Directions for this task: Reproduce exactly, and only, the lines of the material below running from the line bearing "Convert this chart to matplotlib code." through the line bearing "import matplotlib.pyplot as plt". Leave any pictures out.

Items from a data source:
===============

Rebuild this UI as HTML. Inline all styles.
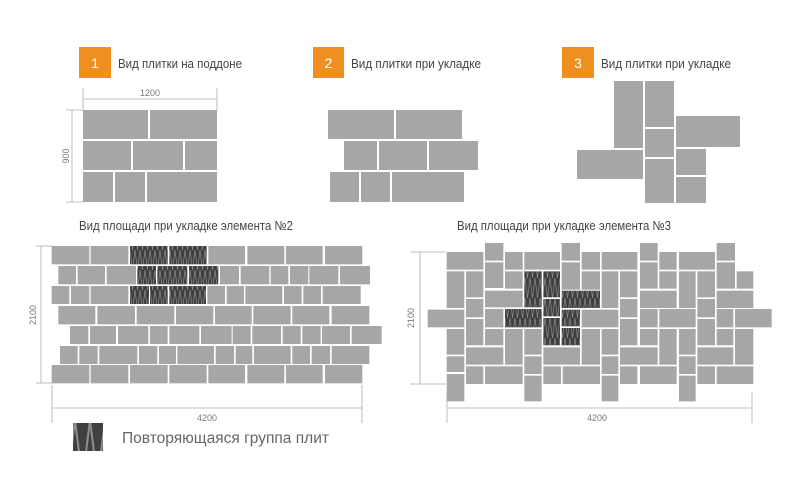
<!DOCTYPE html>
<html><head><meta charset="utf-8"><style>html,body{margin:0;padding:0;background:#fff}svg{display:block}</style></head><body>
<svg width="800" height="496" viewBox="0 0 800 496" xmlns="http://www.w3.org/2000/svg" font-family="'Liberation Sans', sans-serif">
<defs>
<pattern id="h" patternUnits="userSpaceOnUse" width="30" height="60">
<rect width="30" height="60" fill="#404040"/>
<polyline points="0,0 7.5,60 15,0 22.5,60 30,0" fill="none" stroke="#8e8e8e" stroke-width="2"/>
</pattern>
</defs>
<rect width="800" height="496" fill="#fff"/>
<rect x="79" y="47" width="32" height="31" fill="#ef8f1f"/>
<text x="95" y="68" font-size="14" fill="#fff" text-anchor="middle">1</text>
<text x="118" y="68" font-size="13" fill="#444" textLength="124" lengthAdjust="spacingAndGlyphs">Вид плитки на поддоне</text>
<rect x="313" y="47" width="31" height="31" fill="#ef8f1f"/>
<text x="328.5" y="68" font-size="14" fill="#fff" text-anchor="middle">2</text>
<text x="351" y="68" font-size="13" fill="#444" textLength="130" lengthAdjust="spacingAndGlyphs">Вид плитки при укладке</text>
<rect x="562" y="47" width="32" height="31" fill="#ef8f1f"/>
<text x="578" y="68" font-size="14" fill="#fff" text-anchor="middle">3</text>
<text x="601" y="68" font-size="13" fill="#444" textLength="130" lengthAdjust="spacingAndGlyphs">Вид плитки при укладке</text>

<g stroke="#aaa" stroke-width="0.8" fill="none">
<line x1="72" y1="110" x2="72" y2="202"/><line x1="66" y1="110" x2="83" y2="110"/><line x1="66" y1="202" x2="83" y2="202"/>
<line x1="83" y1="99" x2="217" y2="99"/><line x1="83" y1="88" x2="83" y2="110"/><line x1="217" y1="88" x2="217" y2="110"/>
</g>
<text x="150" y="96" font-size="9" fill="#777" text-anchor="middle">1200</text>
<text transform="translate(69,156) rotate(-90)" font-size="9" fill="#777" text-anchor="middle">900</text>

<g fill="#a6a6a6">
<rect x="83" y="110" width="65" height="29"/><rect x="150" y="110" width="67" height="29"/>
<rect x="83" y="141" width="48" height="29"/><rect x="133" y="141" width="50" height="29"/><rect x="185" y="141" width="32" height="29"/>
<rect x="83" y="172" width="30" height="30"/><rect x="115" y="172" width="30" height="30"/><rect x="147" y="172" width="70" height="30"/>
<rect x="328" y="110" width="66" height="29"/><rect x="396" y="110" width="66" height="29"/>
<rect x="344" y="141" width="33" height="29"/><rect x="379" y="141" width="48" height="29"/><rect x="429" y="141" width="49" height="29"/>
<rect x="330" y="172" width="29" height="30"/><rect x="361" y="172" width="29" height="30"/><rect x="392" y="172" width="72" height="30"/>
<rect x="614" y="81" width="29" height="67"/><rect x="645" y="81" width="29" height="46"/><rect x="645" y="129" width="29" height="28"/>
<rect x="676" y="116" width="64" height="31"/><rect x="577" y="150" width="66" height="29"/><rect x="645" y="159" width="29" height="44"/>
<rect x="676" y="149" width="30" height="26"/><rect x="676" y="177" width="30" height="26"/>
</g>

<text x="79" y="230" font-size="13" fill="#444" textLength="214" lengthAdjust="spacingAndGlyphs">Вид площади при укладке элемента №2</text>
<text x="457" y="230" font-size="13" fill="#444" textLength="214" lengthAdjust="spacingAndGlyphs">Вид площади при укладке элемента №3</text>

<g transform="translate(40,230) scale(0.33333)">
<g fill="#a6a6a6">
<rect x="35" y="48" width="113" height="55"/><rect x="152" y="48" width="113" height="55"/><rect x="505" y="48" width="110" height="55"/><rect x="622" y="48" width="111" height="55"/><rect x="738" y="48" width="110" height="55"/><rect x="855" y="48" width="112" height="55"/>
<rect x="55" y="108" width="53" height="55"/><rect x="113" y="108" width="82" height="55"/><rect x="200" y="108" width="88" height="55"/><rect x="540" y="108" width="57" height="55"/><rect x="602" y="108" width="86" height="55"/><rect x="692" y="108" width="53" height="55"/><rect x="750" y="108" width="55" height="55"/><rect x="808" y="108" width="87" height="55"/><rect x="900" y="108" width="90" height="55"/>
<rect x="35" y="168" width="53" height="54"/><rect x="93" y="168" width="55" height="54"/><rect x="152" y="168" width="113" height="54"/><rect x="502" y="168" width="53" height="54"/><rect x="560" y="168" width="52" height="54"/><rect x="616" y="168" width="111" height="54"/><rect x="732" y="168" width="53" height="54"/><rect x="790" y="168" width="53" height="54"/><rect x="848" y="168" width="114" height="54"/>
<rect x="55" y="228" width="111" height="55"/><rect x="172" y="228" width="113" height="55"/><rect x="290" y="228" width="113" height="55"/><rect x="408" y="228" width="112" height="55"/><rect x="525" y="228" width="110" height="55"/><rect x="640" y="228" width="112" height="55"/><rect x="757" y="228" width="111" height="55"/><rect x="875" y="228" width="113" height="55"/>
<rect x="90" y="288" width="55" height="54"/><rect x="150" y="288" width="78" height="54"/><rect x="234" y="288" width="91" height="54"/><rect x="330" y="288" width="53" height="54"/><rect x="388" y="288" width="90" height="54"/><rect x="483" y="288" width="92" height="54"/><rect x="578" y="288" width="54" height="54"/><rect x="637" y="288" width="86" height="54"/><rect x="728" y="288" width="54" height="54"/><rect x="787" y="288" width="55" height="54"/><rect x="846" y="288" width="84" height="54"/><rect x="935" y="288" width="90" height="54"/>
<rect x="60" y="348" width="53" height="54"/><rect x="118" y="348" width="55" height="54"/><rect x="178" y="348" width="114" height="54"/><rect x="297" y="348" width="55" height="54"/><rect x="357" y="348" width="51" height="54"/><rect x="412" y="348" width="110" height="54"/><rect x="527" y="348" width="55" height="54"/><rect x="587" y="348" width="50" height="54"/><rect x="642" y="348" width="110" height="54"/><rect x="757" y="348" width="53" height="54"/><rect x="815" y="348" width="55" height="54"/><rect x="875" y="348" width="113" height="54"/>
<rect x="35" y="405" width="113" height="55"/><rect x="152" y="405" width="113" height="55"/><rect x="270" y="405" width="113" height="55"/><rect x="388" y="405" width="112" height="55"/><rect x="505" y="405" width="110" height="55"/><rect x="622" y="405" width="111" height="55"/><rect x="738" y="405" width="110" height="55"/><rect x="855" y="405" width="112" height="55"/>
</g>
<g fill="url(#h)">
<rect x="270" y="48" width="113" height="55"/><rect x="388" y="48" width="112" height="55"/>
<rect x="292" y="108" width="56" height="55"/><rect x="352" y="108" width="90" height="55"/><rect x="447" y="108" width="88" height="55"/>
<rect x="270" y="168" width="57" height="54"/><rect x="330" y="168" width="53" height="54"/><rect x="388" y="168" width="110" height="54"/>
</g>
</g>
<g stroke="#aaa" stroke-width="0.8" fill="none">
<line x1="41" y1="246" x2="41" y2="383"/><line x1="36" y1="246" x2="52" y2="246"/><line x1="36" y1="383" x2="52" y2="383"/>
<line x1="52" y1="408" x2="362" y2="408"/><line x1="52" y1="385" x2="52" y2="423"/><line x1="362" y1="385" x2="362" y2="423"/>
</g>
<text transform="translate(36,315) rotate(-90)" font-size="9" fill="#777" text-anchor="middle">2100</text>
<text x="207" y="421" font-size="9" fill="#777" text-anchor="middle">4200</text>
<rect x="73" y="423" width="30" height="28" fill="url(#h)"/>
<text x="122" y="443" font-size="15.5" fill="#666" textLength="207" lengthAdjust="spacingAndGlyphs">Повторяющаяся группа плит</text>

<g transform="translate(425,238) scale(0.33333)">
<g fill="#a6a6a6">
<rect x="65" y="42" width="110" height="53"/><rect x="180" y="15" width="55" height="53"/><rect x="180" y="73" width="55" height="77"/><rect x="240" y="42" width="53" height="53"/><rect x="298" y="42" width="107" height="53"/><rect x="410" y="15" width="55" height="53"/><rect x="410" y="73" width="55" height="82"/><rect x="470" y="42" width="55" height="53"/>
<rect x="65" y="100" width="53" height="110"/><rect x="123" y="100" width="52" height="78"/><rect x="240" y="100" width="53" height="52"/><rect x="470" y="100" width="55" height="55"/><rect x="180" y="158" width="113" height="50"/><rect x="123" y="183" width="52" height="55"/>
<rect x="8" y="215" width="110" height="53"/><rect x="180" y="213" width="55" height="55"/><rect x="470" y="215" width="110" height="53"/><rect x="123" y="243" width="52" height="79"/>
<rect x="65" y="273" width="53" height="77"/><rect x="180" y="273" width="55" height="49"/><rect x="240" y="273" width="53" height="107"/><rect x="298" y="273" width="52" height="77"/><rect x="470" y="273" width="55" height="107"/>
<rect x="123" y="328" width="112" height="52"/><rect x="355" y="328" width="110" height="52"/><rect x="65" y="355" width="53" height="47"/><rect x="298" y="355" width="52" height="53"/>
<rect x="123" y="385" width="52" height="53"/><rect x="180" y="385" width="113" height="53"/><rect x="355" y="385" width="53" height="53"/><rect x="413" y="385" width="112" height="53"/>
<rect x="65" y="408" width="53" height="82"/><rect x="298" y="413" width="52" height="77"/>
</g>
<g fill="url(#h)">
<rect x="298" y="100" width="52" height="108"/><rect x="355" y="100" width="50" height="78"/><rect x="355" y="183" width="50" height="52"/><rect x="410" y="158" width="115" height="52"/>
<rect x="240" y="213" width="110" height="55"/><rect x="355" y="240" width="50" height="82"/><rect x="410" y="215" width="55" height="50"/><rect x="410" y="270" width="55" height="52"/>
</g>
</g>
<g transform="translate(600,238) scale(0.33333)" fill="#a6a6a6">
<rect x="5" y="42" width="107" height="53"/><rect x="120" y="15" width="53" height="53"/><rect x="120" y="73" width="53" height="79"/><rect x="178" y="42" width="52" height="53"/><rect x="237" y="42" width="108" height="53"/><rect x="350" y="15" width="55" height="53"/><rect x="350" y="73" width="55" height="79"/>
<rect x="5" y="100" width="50" height="110"/><rect x="60" y="100" width="52" height="78"/><rect x="178" y="100" width="52" height="52"/><rect x="237" y="100" width="50" height="110"/><rect x="292" y="100" width="53" height="78"/><rect x="410" y="100" width="50" height="52"/>
<rect x="120" y="158" width="110" height="52"/><rect x="60" y="183" width="52" height="55"/><rect x="292" y="183" width="53" height="55"/><rect x="350" y="158" width="110" height="52"/>
<rect x="120" y="213" width="53" height="55"/><rect x="178" y="213" width="109" height="55"/><rect x="350" y="213" width="50" height="55"/><rect x="405" y="213" width="110" height="55"/>
<rect x="60" y="243" width="52" height="79"/><rect x="5" y="273" width="50" height="77"/><rect x="120" y="273" width="53" height="49"/><rect x="178" y="273" width="52" height="107"/><rect x="237" y="273" width="50" height="77"/><rect x="292" y="243" width="53" height="79"/><rect x="350" y="273" width="50" height="49"/><rect x="405" y="273" width="55" height="107"/>
<rect x="60" y="328" width="113" height="52"/><rect x="292" y="328" width="108" height="52"/><rect x="5" y="355" width="50" height="53"/><rect x="237" y="355" width="50" height="53"/>
<rect x="60" y="385" width="52" height="53"/><rect x="120" y="385" width="110" height="53"/><rect x="292" y="385" width="53" height="53"/><rect x="350" y="385" width="110" height="53"/>
<rect x="5" y="413" width="50" height="77"/><rect x="237" y="413" width="50" height="77"/>
</g>
<g stroke="#aaa" stroke-width="0.8" fill="none">
<line x1="420" y1="252" x2="420" y2="384"/><line x1="410" y1="252" x2="446" y2="252"/><line x1="410" y1="384" x2="446" y2="384"/>
<line x1="448" y1="408" x2="751" y2="408"/><line x1="447" y1="392" x2="447" y2="423"/><line x1="752" y1="392" x2="752" y2="423"/>
</g>
<text transform="translate(414,318) rotate(-90)" font-size="9" fill="#777" text-anchor="middle">2100</text>
<text x="597" y="421" font-size="9" fill="#777" text-anchor="middle">4200</text>
</svg>
</body></html>
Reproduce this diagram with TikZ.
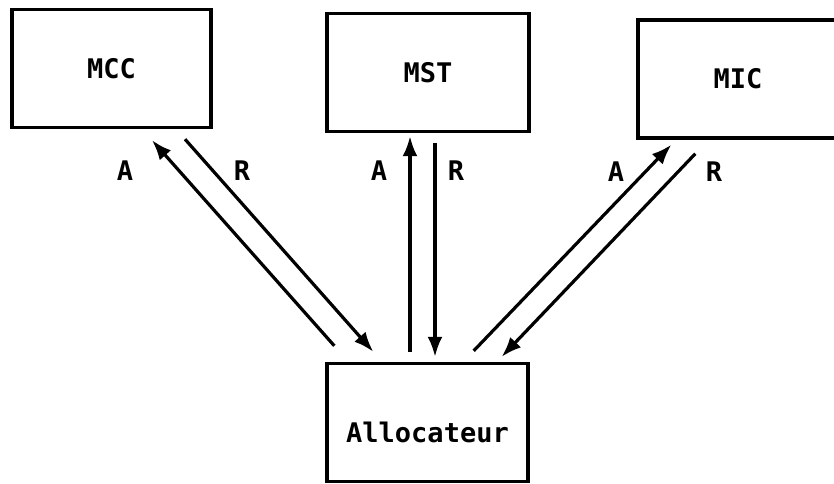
\documentclass[tikz,border=0pt]{standalone}
\usepackage{fontspec}
\usepackage{tikz}
\usetikzlibrary{positioning, arrows.meta}
\newfontfamily\boxfont{DejaVu Sans Mono}

\tikzset{
    module/.style={draw, line width=3.4pt, minimum width=#1, minimum height=118, inner sep=0pt,
        font=\boxfont\bfseries\fontsize{27}{30}\selectfont},
    flow/.style={line width=3.2pt, -{Latex[length=20pt, width=15pt]}},
    tag/.style={font=\boxfont\bfseries\fontsize{27}{30}\selectfont, inner sep=0pt}
}

\begin{document}
\begin{tikzpicture}[x=1pt, y=-1pt]
    \useasboundingbox (0,0) rectangle (834,483);

    % Modules
    \node[module=199] (mcc) at (111.5, 68.5) {MCC};
    \node[module=202] (mst) at (428, 72.5) {MST};
    \node[module=200] (mic) at (738, 79) {MIC};
    \node[module=201] (alloc) at (427.5, 422.5) {\raisebox{-20pt}[0pt][0pt]{Allocateur}};

    % Requests / answers
    \draw[flow] ([shift={(9,-16)}]alloc.north west) -- ([shift={(40.5,11)}]mcc.south); % A
    \draw[flow] ([shift={(73.5,10)}]mcc.south) -- ([shift={(48,-10)}]alloc.north west); % R
    \draw[flow] ([shift={(-17.5,-10)}]alloc.north) -- ([shift={(-18,3)}]mst.south); % A
    \draw[flow] ([shift={(7,10)}]mst.south) -- ([shift={(7.5,-5)}]alloc.north); % R
    \draw[flow] ([shift={(-56,-11)}]alloc.north east) -- ([shift={(35,5)}]mic.south west); % A
    \draw[flow] ([shift={(59,14)}]mic.south west) -- ([shift={(-28,-5)}]alloc.north east); % R

    % Labels
    \node[tag] (a1) at (125, 171) {A};
    \node[tag] (r1) at (242, 171) {R};
    \node[tag] (a2) at (379, 171) {A};
    \node[tag] (r2) at (456, 171) {R};
    \node[tag] (a3) at (616, 172) {A};
    \node[tag] (r3) at (714, 172) {R};
\end{tikzpicture}
\end{document}
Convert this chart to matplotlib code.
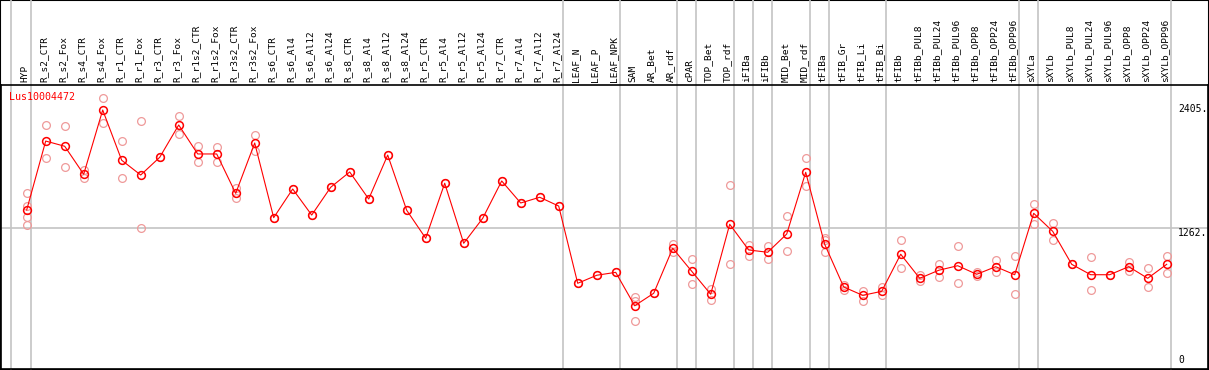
import numpy as np
import matplotlib
matplotlib.use('Agg')
import matplotlib.pyplot as plt

GENE = 'Lus10004472'
SAMPLES = ['HYP', 'R_s2_CTR', 'R_s2_Fox', 'R_s4_CTR', 'R_s4_Fox', 'R_r1_CTR', 'R_r1_Fox',
           'R_r3_CTR', 'R_r3_Fox', 'R_r1s2_CTR', 'R_r1s2_Fox', 'R_r3s2_CTR', 'R_r3s2_Fox',
           'R_s6_CTR', 'R_s6_Al4', 'R_s6_Al12', 'R_s6_Al24', 'R_s8_CTR', 'R_s8_Al4',
           'R_s8_Al12', 'R_s8_Al24', 'R_r5_CTR', 'R_r5_Al4', 'R_r5_Al12', 'R_r5_Al24',
           'R_r7_CTR', 'R_r7_Al4', 'R_r7_Al12', 'R_r7_Al24', 'LEAF_N', 'LEAF_P', 'LEAF_NPK',
           'SAM', 'AR_Bet', 'AR_rdf', 'cPAR', 'TOP_Bet', 'TOP_rdf', 'iFIBa', 'iFIBb',
           'MID_Bet', 'MID_rdf', 'tFIBa', 'tFIB_Gr', 'tFIB_Li', 'tFIB_Bi', 'tFIBb',
           'tFIBb_PUL8', 'tFIBb_PUL24', 'tFIBb_PUL96', 'tFIBb_OPP8', 'tFIBb_OPP24',
           'tFIBb_OPP96', 'sXYLa', 'sXYLb', 'sXYLb_PUL8', 'sXYLb_PUL24', 'sXYLb_PUL96',
           'sXYLb_OPP8', 'sXYLb_OPP24', 'sXYLb_OPP96']

MEANS = [1429, 2064, 2016, 1758, 2350, 1887, 1751, 1914, 2212, 1945, 1945, 1582, 2046,
         1358, 1622, 1382, 1638, 1779, 1530, 1935, 1426, 1168, 1675, 1122, 1352,
         1696, 1493, 1546, 1465, 753, 827, 854,
         546, 661, 1076, 864, 652, 1297, 1060, 1039, 1207, 1776, 1112, 719, 642, 679,
         1021, 799, 873, 915, 836, 906, 832, 1398, 1232, 928, 832, 832, 906, 799, 928]

REPLICATES = [[1582, 1468, 1367, 1288], [2212, 1905], [2203, 1822], [1797, 1726],
              [2458, 2228], [2064, 1721], [2246, 1260], [1914], [2295, 2126],
              [2018, 1868], [2012, 1868], [1634, 1536], [2120, 1975],
              [1358], [1622], [1382], [1638], [1779], [1530], [1935], [1426],
              [1168], [1675], [1122], [1352], [1696], [1493], [1546], [1465],
              [753], [827], [854],
              [630, 590, 408], [661], [1112, 1044], [974, 744], [700, 599], [1656, 928],
              [1106, 1005], [1097, 980], [1373, 1048], [1905, 1650], [1173, 1152, 1039],
              [691, 737], [685, 593], [722, 645], [1148, 891], [830, 774], [931, 814],
              [1094, 753], [857, 820], [968, 854], [1002, 657], [1481, 1300],
              [1309, 1152], [929], [993, 691], [832], [949, 869], [891, 716], [1002, 845]]

# last sample of each group (gray separators)
GROUP_ENDS = [0, 28, 31, 34, 35, 37, 38, 39, 41, 42, 45, 52, 53, 60]
Y_TICKS = [2405, 1262, 0]

W, H = 1209, 370
fig = plt.figure(figsize=(W / 100, H / 100), dpi=100)

# outer frame
frame = fig.add_axes([0, 0, 1, 1])
frame.set_xticks([])
frame.set_yticks([])
for s in frame.spines.values():
    s.set_color('black')
    s.set_linewidth(1.5)
frame.patch.set_facecolor('white')

top_px = 85
ax = fig.add_axes([1 / W, 1 / H, 1207 / W, (H - 1 - top_px) / H])
ax.patch.set_alpha(0)
x = np.arange(len(SAMPLES))
ax.set_xlim((1 - 26.7) / 19, (1208 - 26.7) / 19)
ax.set_ylim(-36.9, 2580.6)
ax.set_xticks([])
ax.set_yticks([])
for s in ax.spines.values():
    s.set_color('black')
    s.set_linewidth(1.2)

grid_col = '#c4c4c4'
ymax_ext = (H - 1) / (H - 1 - top_px)
ax.axvline(-0.84, ymin=0, ymax=ymax_ext, color=grid_col, lw=1.2, clip_on=False, zorder=1)
for g in GROUP_ENDS:
    ax.axvline(g + 0.21, ymin=0, ymax=ymax_ext, color=grid_col, lw=1.2, clip_on=False, zorder=1)
ax.axhline(Y_TICKS[1], color=grid_col, lw=1.2, zorder=1)

for i, reps in enumerate(REPLICATES):
    ax.plot([i] * len(reps), reps, linestyle='none', marker='o', ms=5.6, mfc='none',
            mec='#ef9a9a', mew=0.9, zorder=2)

ax.plot(x, MEANS, color='red', lw=0.8, zorder=3)
ax.plot(x, MEANS, linestyle='none', marker='o', ms=5.6, mfc='none', mec='red', mew=1.1, zorder=4)

mono = 'DejaVu Sans Mono'
for i, name in enumerate(SAMPLES):
    ax.text(i - 0.1, 1 + 3 / 284, name, rotation=90, ha='center', va='bottom', fontsize=6.8,
            family=mono, transform=ax.get_xaxis_transform(), clip_on=False)

ax.text(0.0069, 0.959, GENE, color='red', fontsize=7.2, family=mono, ha='left', va='center',
        transform=ax.transAxes)

tx = (1178 - 1) / 1207
ax.text(tx, Y_TICKS[0], f'{Y_TICKS[0]}.', fontsize=7, family=mono, ha='left', va='top',
        transform=ax.get_yaxis_transform())
ax.text(tx, Y_TICKS[1], f'{Y_TICKS[1]}.', fontsize=7, family=mono, ha='left', va='top',
        transform=ax.get_yaxis_transform())
ax.text(tx, Y_TICKS[2], f'{Y_TICKS[2]}', fontsize=7, family=mono, ha='left', va='bottom',
        transform=ax.get_yaxis_transform())

fig.savefig('out.png', dpi=100)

===============

Finished exercise:
Convert this chart to matplotlib code.
import numpy as np
import matplotlib
matplotlib.use('Agg')
import matplotlib.pyplot as plt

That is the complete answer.